Only this evening I will be able to digest more thoroughly your
messages.
For now, only the following:

1. You have derived (8) from (2), probably with a lot of patience.
But (2) was obtained by inspection. Can we derive (2) from (8)?

2. By the way, t instead of t^2 is not a typo.

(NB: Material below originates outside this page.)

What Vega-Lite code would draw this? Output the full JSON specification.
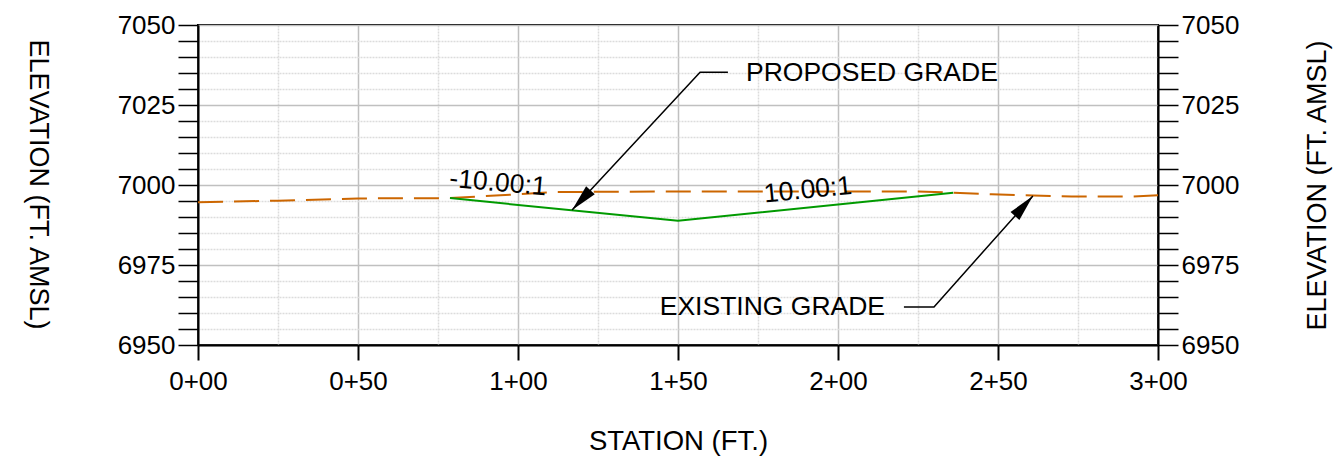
{
  "$schema": "https://vega.github.io/schema/vega-lite/v6.json",
  "width": 960,
  "height": 320,
  "autosize": "none",
  "padding": {"left": 198, "top": 25, "right": 175, "bottom": 121},
  "background": "white",
  "config": {
    "font": "Liberation Sans",
    "view": {"stroke": "black", "strokeWidth": 2},
    "text": {"font": "Liberation Sans", "fontSize": 26.5, "color": "black"}
  },
  "datasets": {
    "existing": [
      {"sta": 0, "elev": 6994.6},
      {"sta": 25, "elev": 6995.1},
      {"sta": 50, "elev": 6995.8},
      {"sta": 78.75, "elev": 6995.9},
      {"sta": 112, "elev": 6997.8},
      {"sta": 150, "elev": 6998.0},
      {"sta": 200, "elev": 6998.0},
      {"sta": 225, "elev": 6998.0},
      {"sta": 236, "elev": 6997.6},
      {"sta": 248, "elev": 6997.1},
      {"sta": 261, "elev": 6996.7},
      {"sta": 273, "elev": 6996.4},
      {"sta": 292, "elev": 6996.4},
      {"sta": 300, "elev": 6996.8}
    ],
    "proposed": [
      {"sta": 78.75, "elev": 6995.9},
      {"sta": 150, "elev": 6988.8},
      {"sta": 236, "elev": 6997.6}
    ],
    "leaders": [
      {"id": "p", "o": 1, "sta": 165.6, "elev": 7035.2},
      {"id": "p", "o": 2, "sta": 156.9, "elev": 7035.2},
      {"id": "p", "o": 3, "sta": 116.9, "elev": 6992.2},
      {"id": "e", "o": 1, "sta": 220.6, "elev": 6961.9},
      {"id": "e", "o": 2, "sta": 230, "elev": 6961.9},
      {"id": "e", "o": 3, "sta": 260.9, "elev": 6996.6}
    ],
    "tips": [
      {"id": "p", "sta": 116.9, "elev": 6992.2},
      {"id": "e", "sta": 260.9, "elev": 6996.6}
    ],
    "labels": [
      {"id": "p", "text": "PROPOSED GRADE", "sta": 171.25, "elev": 7035},
      {"id": "e", "text": "EXISTING GRADE", "sta": 214.7, "elev": 6961.9},
      {"id": "s1", "text": "-10.00:1", "sta": 93.75, "elev": 7000.6},
      {"id": "s2", "text": "10.00:1", "sta": 190.6, "elev": 6998.4}
    ]
  },
  "resolve": {"axis": {"y": "independent"}},
  "layer": [
    {
      "data": {"name": "existing"},
      "mark": {"type": "line", "color": "#cc6600", "strokeWidth": 2, "strokeDash": [25, 11]},
      "encoding": {
        "x": {
          "field": "sta", "type": "quantitative",
          "scale": {"domain": [0, 300], "nice": false, "zero": false},
          "axis": {
            "title": "STATION (FT.)",
            "values": [0, 25, 50, 75, 100, 125, 150, 175, 200, 225, 250, 275, 300],
            "labelExpr": "datum.value % 50 != 0 ? '' : floor(datum.value / 100) + '+' + (datum.value % 100 == 0 ? '00' : '' + (datum.value % 100))",
            "tickColor": {"condition": {"test": "datum.value % 50 != 0", "value": "transparent"}, "value": "black"},
            "tickSize": 15,
            "tickWidth": 2,
            "domainColor": "black",
            "domainWidth": 2,
            "grid": true,
            "gridColor": {"condition": {"test": "datum.value % 50 != 0", "value": "#dcdcdc"}, "value": "#c0c0c0"},
            "gridDash": {"condition": {"test": "datum.value % 50 != 0", "value": [2, 1]}, "value": []},
            "gridWidth": 1.5,
            "labelFontSize": 26,
            "labelColor": "black",
            "labelPadding": 8,
            "labelFlush": false,
            "labelOverlap": false,
            "labelBound": false,
            "titleFontSize": 27.5,
            "titleFontWeight": "normal",
            "titleColor": "black",
            "titleX": 480,
            "titleY": 96,
            "titleAlign": "center",
            "titleBaseline": "middle"
          }
        },
        "y": {
          "field": "elev", "type": "quantitative",
          "scale": {"domain": [6950, 7050], "nice": false, "zero": false},
          "axis": {
            "orient": "left",
            "title": "ELEVATION (FT. AMSL)",
            "values": [6950, 6955, 6960, 6965, 6970, 6975, 6980, 6985, 6990, 6995, 7000, 7005, 7010, 7015, 7020, 7025, 7030, 7035, 7040, 7045, 7050],
            "labelExpr": "datum.value % 25 == 0 ? '' + datum.value : ''",
            "tickSize": 20,
            "tickWidth": 1.5,
            "tickColor": "black",
            "domainColor": "black",
            "domainWidth": 2,
            "grid": true,
            "gridColor": {"condition": {"test": "datum.value % 25 != 0", "value": "#dcdcdc"}, "value": "#c0c0c0"},
            "gridDash": {"condition": {"test": "datum.value % 25 != 0", "value": [2, 1]}, "value": []},
            "gridWidth": 1.5,
            "labelFontSize": 26,
            "labelColor": "black",
            "labelPadding": 3,
            "labelOverlap": false,
            "labelBound": false,
            "labelFlush": false,
            "titleFontSize": 27,
            "titleFontWeight": "normal",
            "titleColor": "black",
            "titleAngle": 90,
            "titleX": -161,
            "titleY": 159,
            "titleAlign": "center",
            "titleBaseline": "middle"
          }
        }
      }
    },
    {
      "data": {"name": "proposed"},
      "mark": {"type": "line", "color": "#009a00", "strokeWidth": 2},
      "encoding": {
        "x": {"field": "sta", "type": "quantitative"},
        "y": {
          "field": "elev", "type": "quantitative",
          "axis": {
            "orient": "right",
            "title": "ELEVATION (FT. AMSL)",
            "values": [6950, 6955, 6960, 6965, 6970, 6975, 6980, 6985, 6990, 6995, 7000, 7005, 7010, 7015, 7020, 7025, 7030, 7035, 7040, 7045, 7050],
            "labelExpr": "datum.value % 25 == 0 ? '' + datum.value : ''",
            "tickSize": 20,
            "tickWidth": 1.5,
            "tickColor": "black",
            "domainColor": "black",
            "domainWidth": 2,
            "grid": false,
            "labelFontSize": 26,
            "labelColor": "black",
            "labelPadding": 3,
            "labelOverlap": false,
            "labelBound": false,
            "labelFlush": false,
            "titleFontSize": 27,
            "titleFontWeight": "normal",
            "titleColor": "black",
            "titleAngle": 270,
            "titleX": 159,
            "titleY": 160,
            "titleAlign": "center",
            "titleBaseline": "middle"
          }
        }
      }
    },
    {
      "data": {"name": "labels"},
      "transform": [{"filter": "datum.id == 'p'"}],
      "mark": {"type": "text", "align": "left", "baseline": "middle", "fontSize": 26.5},
      "encoding": {
        "x": {"field": "sta", "type": "quantitative"},
        "y": {"field": "elev", "type": "quantitative", "axis": null},
        "text": {"field": "text"}
      }
    },
    {
      "data": {"name": "labels"},
      "transform": [{"filter": "datum.id == 'e'"}],
      "mark": {"type": "text", "align": "right", "baseline": "middle", "fontSize": 26.5},
      "encoding": {
        "x": {"field": "sta", "type": "quantitative"},
        "y": {"field": "elev", "type": "quantitative", "axis": null},
        "text": {"field": "text"}
      }
    },
    {
      "data": {"name": "labels"},
      "transform": [{"filter": "datum.id == 's1'"}],
      "mark": {"type": "text", "align": "center", "baseline": "middle", "fontSize": 26.5, "angle": 5},
      "encoding": {
        "x": {"field": "sta", "type": "quantitative"},
        "y": {"field": "elev", "type": "quantitative", "axis": null},
        "text": {"field": "text"}
      }
    },
    {
      "data": {"name": "labels"},
      "transform": [{"filter": "datum.id == 's2'"}],
      "mark": {"type": "text", "align": "center", "baseline": "middle", "fontSize": 26.5, "angle": 354.3},
      "encoding": {
        "x": {"field": "sta", "type": "quantitative"},
        "y": {"field": "elev", "type": "quantitative", "axis": null},
        "text": {"field": "text"}
      }
    },
    {
      "data": {"name": "leaders"},
      "mark": {"type": "line", "color": "black", "strokeWidth": 1.5},
      "encoding": {
        "x": {"field": "sta", "type": "quantitative"},
        "y": {"field": "elev", "type": "quantitative", "axis": null},
        "detail": {"field": "id"},
        "order": {"field": "o", "type": "quantitative"}
      }
    },
    {
      "data": {"name": "tips"},
      "transform": [{"filter": "datum.id == 'p'"}],
      "mark": {"type": "point", "shape": "M0,0L-0.22,1L0.22,1Z", "filled": true, "color": "black", "opacity": 1, "size": 2900, "angle": 223},
      "encoding": {
        "x": {"field": "sta", "type": "quantitative"},
        "y": {"field": "elev", "type": "quantitative", "axis": null}
      }
    },
    {
      "data": {"name": "tips"},
      "transform": [{"filter": "datum.id == 'e'"}],
      "mark": {"type": "point", "shape": "M0,0L-0.22,1L0.22,1Z", "filled": true, "color": "black", "opacity": 1, "size": 2900, "angle": 41.7},
      "encoding": {
        "x": {"field": "sta", "type": "quantitative"},
        "y": {"field": "elev", "type": "quantitative", "axis": null}
      }
    }
  ]
}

I should have
changed t^2 to t when I said
"T(n,k) is the number of ordered trees with n edges and 2k nodes
of odd degree"
"T(n,k) is the number of ordered trees with n edges and k nodes
of odd degree"

3. I am glad you have found a connection with F=1+xF^3. This may
explain the presence of the sequence 1,2,7,30,143, ... (convolution
of 1,1,3,12,55,... with itself) in the triangle.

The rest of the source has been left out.